§ Task directions: Your task is to retype, word for word, the lines from the start of the data through the line holding "2.8, 2.8, 3.8];". Do not include the pictures.

[START OF Given data]

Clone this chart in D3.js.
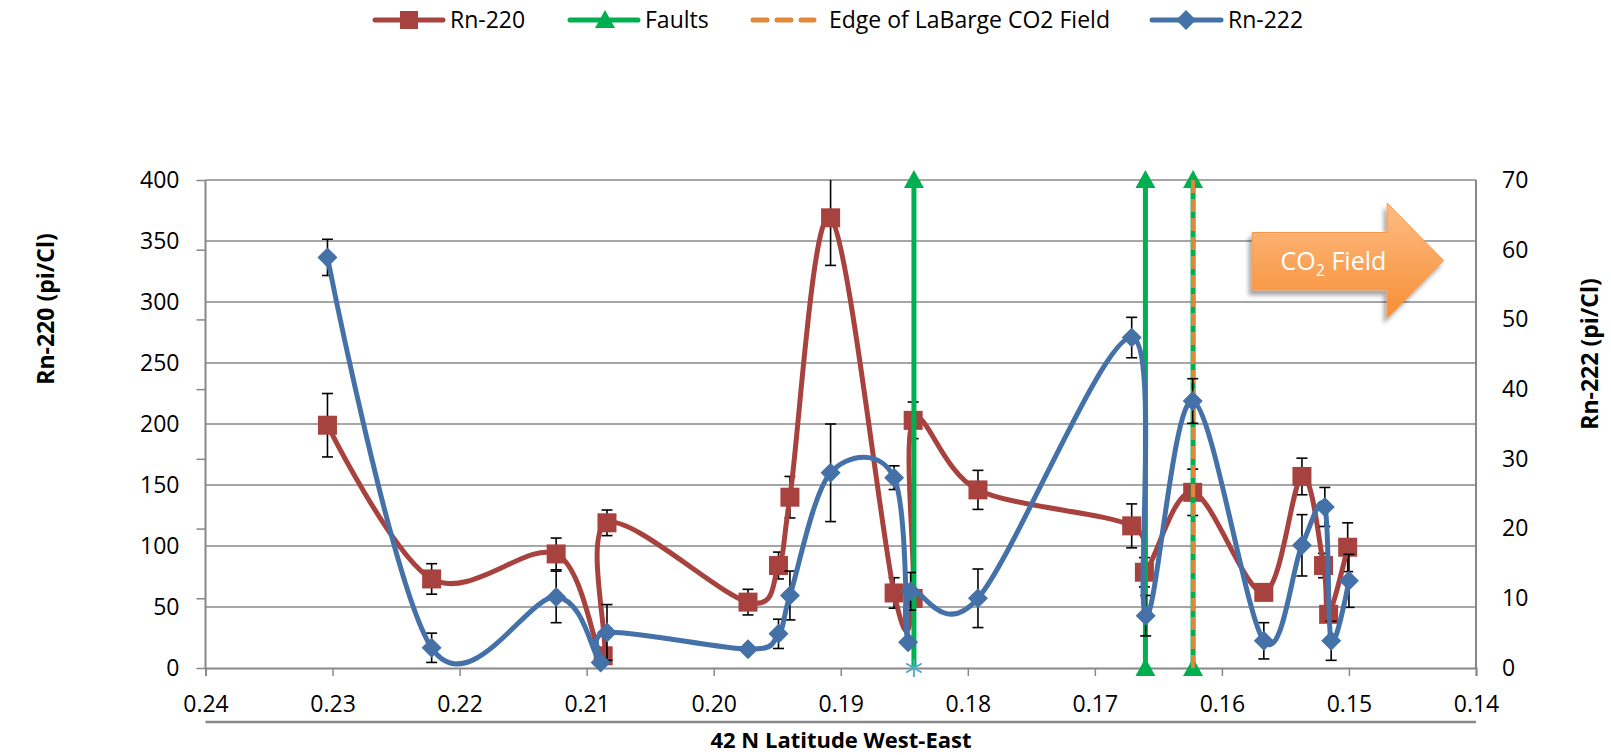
<!DOCTYPE html>
<html><head><meta charset="utf-8">
<script src="https://cdn.jsdelivr.net/npm/d3@7/dist/d3.min.js"></script>
<style>
body{margin:0;background:#fff}
text{font-family:"Open Sans",sans-serif}
</style>
</head><body>
<svg id="c" width="1611" height="755"></svg>
<script>
// ---------- DATA ----------
const rn220Lat = [0.2304, 0.2222, 0.2124, 0.2087, 0.2084, 0.1973, 0.1949, 0.1940, 0.1908, 0.1858, 0.1843, 0.1843, 0.1792, 0.1671, 0.1661, 0.1623, 0.1567, 0.1537, 0.1520, 0.1516, 0.1501];
const rn220Val = [199, 73, 93.5, 10, 119, 54, 84, 140, 369, 61.5, 57, 203, 146, 116.5, 78.5, 144, 62, 157, 84, 44, 99];
const rn220Err = [26, 12.5, 13, 4, 10.5, 10.5, 11, 17, 39, 12.5, 6, 15, 16, 18, 12, 19, 6, 15, 10, 6, 20];

const rn222Lat = [0.2304, 0.2222, 0.2124, 0.2089, 0.2084, 0.1973, 0.1949, 0.1940, 0.1908, 0.1858, 0.1847, 0.1845, 0.1792, 0.1671, 0.1660, 0.1623, 0.1567, 0.1537, 0.1519, 0.1514, 0.1500];
const rn222Val = [58.9, 2.9, 10.2, 0.8, 5.1, 2.7, 4.9, 10.4, 28.0, 27.3, 3.7, 11.0, 10.0, 47.4, 7.5, 38.3, 3.9, 17.6, 23.1, 3.9, 12.5];
const rn222Err = [2.6, 2.1, 3.7, 0.5, 4, 0.5, 2.1, 3.5, 7, 1.7, 0.5, 2.7, 4.2, 2.9, 2.9, 3.2, 2.6, 4.4, 2.8, 2.8, 3.8];

const faultLat = [0.18424, 0.16602, 0.16227];
const faultRange = [0, 400];
const edgeLat = [0.16227];

const xTicks = [0.24, 0.23, 0.22, 0.21, 0.20, 0.19, 0.18, 0.17, 0.16, 0.15, 0.14];
const yLeftTicks = [0, 50, 100, 150, 200, 250, 300, 350, 400];
const yRightTicks = [0, 10, 20, 30, 40, 50, 60, 70];

const legendItems = ["Rn-220", "Faults", "Edge of LaBarge CO2 Field", "Rn-222"];
const titles = {left: "Rn-220 (pi/Cl)", right: "Rn-222 (pi/Cl)", x: "42 N Latitude West-East"};

// ---------- SETUP ----------
const svg = d3.select("#c");
const L = 205.5, R = 1476, T = 180, B = 668;
const x = d3.scaleLinear().domain([0.24, 0.14]).range([L, R]);
const yL = d3.scaleLinear().domain([0, 400]).range([B, T]);
const yR = d3.scaleLinear().domain([0, 70]).range([B, T]);

const RED = "#A8423F", BLUE = "#4471A8", GREEN = "#00B050", ORANGE = "#E0873A", GRID = "#888888", TEAL = "#4BACC6";

const defs = svg.append("defs");
defs.append("clipPath").attr("id", "plotclip").append("rect")
  .attr("x", L - 20).attr("y", T).attr("width", R - L + 40).attr("height", B - T + 1);
const grad = defs.append("linearGradient").attr("id", "og").attr("x1", 0).attr("y1", 0).attr("x2", 0).attr("y2", 1);
grad.append("stop").attr("offset", "0%").attr("stop-color", "#FDBD84");
grad.append("stop").attr("offset", "100%").attr("stop-color", "#F78E35");
const flt = defs.append("filter").attr("id", "sh").attr("x", "-20%").attr("y", "-20%").attr("width", "140%").attr("height", "150%");
flt.append("feDropShadow").attr("dx", -3).attr("dy", 5).attr("stdDeviation", 2).attr("flood-color", "#000").attr("flood-opacity", 0.35);

// gridlines
svg.append("g").selectAll("line").data(yLeftTicks.filter(d => d > 0)).join("line")
  .attr("x1", L).attr("x2", R).attr("y1", d => yL(d)).attr("y2", d => yL(d))
  .attr("stroke", GRID).attr("stroke-width", 1.5);

// axes
const fmtX = d3.format(".2f");
const gx = svg.append("g").attr("transform", `translate(0,${B})`)
  .call(d3.axisBottom(x).tickValues(xTicks).tickSize(8).tickPadding(20).tickFormat(fmtX));
const gl = svg.append("g").attr("transform", `translate(${L},0)`)
  .call(d3.axisLeft(yL).tickValues(yLeftTicks).tickSize(0).tickPadding(26));
const glt = svg.append("g").attr("transform", `translate(${L},0)`)
  .call(d3.axisLeft(yR).tickValues(yRightTicks).tickSize(9).tickFormat(""));
const gr = svg.append("g").attr("transform", `translate(${R},0)`)
  .call(d3.axisRight(yR).tickValues(yRightTicks).tickSize(0).tickPadding(26));
[gx, gl, glt, gr].forEach(g => {
  g.select(".domain").attr("stroke", GRID).attr("stroke-width", 2);
  g.selectAll(".tick line").attr("stroke", GRID).attr("stroke-width", 1.5);
  g.selectAll("text").attr("font-size", 23).attr("fill", "#000").attr("font-family", "Open Sans");
});
glt.select(".domain").remove();
gl.select(".domain").attr("d", `M0,${T}V${B}`);
gr.select(".domain").attr("d", `M0,${T}V${B}`);

// line under x labels
svg.append("line").attr("x1", L).attr("x2", R).attr("y1", 722).attr("y2", 722)
  .attr("stroke", GRID).attr("stroke-width", 2.5);

// arrow annotation (in data units)
const arrowPts = [[0.15762, 357], [0.14699, 357], [0.14699, 381], [0.14254, 334], [0.14699, 287], [0.14699, 310], [0.15762, 310]];
svg.append("polygon").attr("points", arrowPts.map(p => [x(p[0]), yL(p[1])].join(",")).join(" "))
  .attr("fill", "url(#og)").attr("stroke", "#F79646").attr("stroke-width", 1).attr("filter", "url(#sh)");
const at = svg.append("text").attr("x", x(0.15122)).attr("y", yL(334)).attr("dy", "0.36em")
  .attr("text-anchor", "middle").attr("fill", "#fff").attr("font-size", 25);
at.append("tspan").text("CO");
at.append("tspan").text("2").attr("font-size", 16).attr("dy", 6);
at.append("tspan").text(" Field").attr("dy", -6);

const curve = d3.curveCardinal.tension(0);
function errBars(lat, val, err, ys) {
  const g = svg.append("g").attr("clip-path", "url(#plotclip)").attr("stroke", "#000").attr("stroke-width", 1.6);
  lat.forEach((d, i) => {
    const cx = x(d), y0 = ys(val[i] - err[i]), y1 = ys(val[i] + err[i]);
    g.append("line").attr("x1", cx).attr("x2", cx).attr("y1", y0).attr("y2", y1);
    g.append("line").attr("x1", cx - 5.5).attr("x2", cx + 5.5).attr("y1", y0).attr("y2", y0);
    g.append("line").attr("x1", cx - 5.5).attr("x2", cx + 5.5).attr("y1", y1).attr("y2", y1);
  });
}

// Rn-220
errBars(rn220Lat, rn220Val, rn220Err, yL);
const redPts = rn220Lat.map((d, i) => [x(d), yL(rn220Val[i])]);
svg.append("path").attr("d", d3.line().curve(curve)(redPts)).attr("fill", "none")
  .attr("stroke", RED).attr("stroke-width", 5).attr("stroke-linejoin", "round");
svg.append("g").selectAll("rect").data(redPts).join("rect")
  .attr("x", d => d[0] - 9.5).attr("y", d => d[1] - 9.5).attr("width", 19).attr("height", 19).attr("fill", RED);

// Faults
const triUp = "M0,-10L10,8L-10,8Z";
faultLat.forEach((f, i) => {
  svg.append("line").attr("x1", x(f)).attr("x2", x(f)).attr("y1", yL(faultRange[0])).attr("y2", yL(faultRange[1]))
    .attr("stroke", GREEN).attr("stroke-width", 5);
  svg.append("path").attr("d", triUp).attr("fill", GREEN).attr("transform", `translate(${x(f)},${yL(faultRange[1])})`);
  if (i === 0) {
    const g = svg.append("g").attr("transform", `translate(${x(f)},${yL(faultRange[0])})`)
      .attr("stroke", TEAL).attr("stroke-width", 1.8);
    [90, 30, 150].forEach(a => {
      const r = a * Math.PI / 180, dx = 9 * Math.cos(r), dy = 9 * Math.sin(r);
      g.append("line").attr("x1", -dx).attr("y1", -dy).attr("x2", dx).attr("y2", dy);
    });
  } else {
    svg.append("path").attr("d", triUp).attr("fill", GREEN).attr("transform", `translate(${x(f)},${yL(faultRange[0])})`);
  }
});

// Edge of CO2 field
edgeLat.forEach(e => {
  svg.append("line").attr("x1", x(e)).attr("x2", x(e)).attr("y1", yL(faultRange[0])).attr("y2", yL(faultRange[1]))
    .attr("stroke", ORANGE).attr("stroke-width", 4).attr("stroke-dasharray", "13,6");
});

// Rn-222
errBars(rn222Lat, rn222Val, rn222Err, yR);
const bluePts = rn222Lat.map((d, i) => [x(d), yR(rn222Val[i])]);
svg.append("path").attr("d", d3.line().curve(curve)(bluePts)).attr("fill", "none")
  .attr("stroke", BLUE).attr("stroke-width", 5).attr("stroke-linejoin", "round");
const dia = "M0,-10L10,0L0,10L-10,0Z";
svg.append("g").selectAll("path").data(bluePts).join("path")
  .attr("d", dia).attr("transform", d => `translate(${d[0]},${d[1]})`).attr("fill", BLUE);

// Legend
const LY = 20;
const lg = svg.append("g");
function legLine(x1, x2, col, dash) {
  lg.append("line").attr("x1", x1).attr("x2", x2).attr("y1", LY).attr("y2", LY)
    .attr("stroke", col).attr("stroke-width", 5).attr("stroke-linecap", "round")
    .attr("stroke-dasharray", dash || null);
}
function legText(tx, s) {
  lg.append("text").attr("x", tx).attr("y", LY).attr("dy", "0.36em").attr("font-size", 23).attr("fill", "#000").text(s);
}
legLine(375, 443, RED);
lg.append("rect").attr("x", 400).attr("y", LY - 9).attr("width", 18).attr("height", 18).attr("fill", RED);
legText(450, legendItems[0]);
legLine(570, 638, GREEN);
lg.append("path").attr("d", triUp).attr("fill", GREEN).attr("transform", `translate(605,${LY})`);
legText(645, legendItems[1]);
legLine(753, 814, ORANGE, "14,10");
legText(829, legendItems[2]);
legLine(1152, 1221, BLUE);
lg.append("path").attr("d", dia).attr("fill", BLUE).attr("transform", `translate(1186,${LY})`);
legText(1228, legendItems[3]);

// Axis titles
svg.append("text").attr("transform", "translate(46,309) rotate(-90)").attr("text-anchor", "middle")
  .attr("dy", "0.36em").attr("font-size", 23).attr("font-weight", "bold").text(titles.left);
svg.append("text").attr("transform", "translate(1590,354) rotate(-90)").attr("text-anchor", "middle")
  .attr("dy", "0.36em").attr("font-size", 23).attr("font-weight", "bold").text(titles.right);
svg.append("text").attr("x", 841).attr("y", 747.5).attr("text-anchor", "middle")
  .attr("font-size", 22).attr("font-weight", "bold").text(titles.x);
</script>
</body></html>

[END OF Given data]

§ Task output:
Clone this chart in D3.js.
<!DOCTYPE html>
<html><head><meta charset="utf-8">
<script src="https://cdn.jsdelivr.net/npm/d3@7/dist/d3.min.js"></script>
<style>
body{margin:0;background:#fff}
text{font-family:"Open Sans",sans-serif}
</style>
</head><body>
<svg id="c" width="1611" height="755"></svg>
<script>
// ---------- DATA ----------
const rn220Lat = [0.2304, 0.2222, 0.2124, 0.2087, 0.2084, 0.1973, 0.1949, 0.1940, 0.1908, 0.1858, 0.1843, 0.1843, 0.1792, 0.1671, 0.1661, 0.1623, 0.1567, 0.1537, 0.1520, 0.1516, 0.1501];
const rn220Val = [199, 73, 93.5, 10, 119, 54, 84, 140, 369, 61.5, 57, 203, 146, 116.5, 78.5, 144, 62, 157, 84, 44, 99];
const rn220Err = [26, 12.5, 13, 4, 10.5, 10.5, 11, 17, 39, 12.5, 6, 15, 16, 18, 12, 19, 6, 15, 10, 6, 20];

const rn222Lat = [0.2304, 0.2222, 0.2124, 0.2089, 0.2084, 0.1973, 0.1949, 0.1940, 0.1908, 0.1858, 0.1847, 0.1845, 0.1792, 0.1671, 0.1660, 0.1623, 0.1567, 0.1537, 0.1519, 0.1514, 0.1500];
const rn222Val = [58.9, 2.9, 10.2, 0.8, 5.1, 2.7, 4.9, 10.4, 28.0, 27.3, 3.7, 11.0, 10.0, 47.4, 7.5, 38.3, 3.9, 17.6, 23.1, 3.9, 12.5];
const rn222Err = [2.6, 2.1, 3.7, 0.5, 4, 0.5, 2.1, 3.5, 7, 1.7, 0.5, 2.7, 4.2, 2.9, 2.9, 3.2, 2.6, 4.4, 2.8, 2.8, 3.8];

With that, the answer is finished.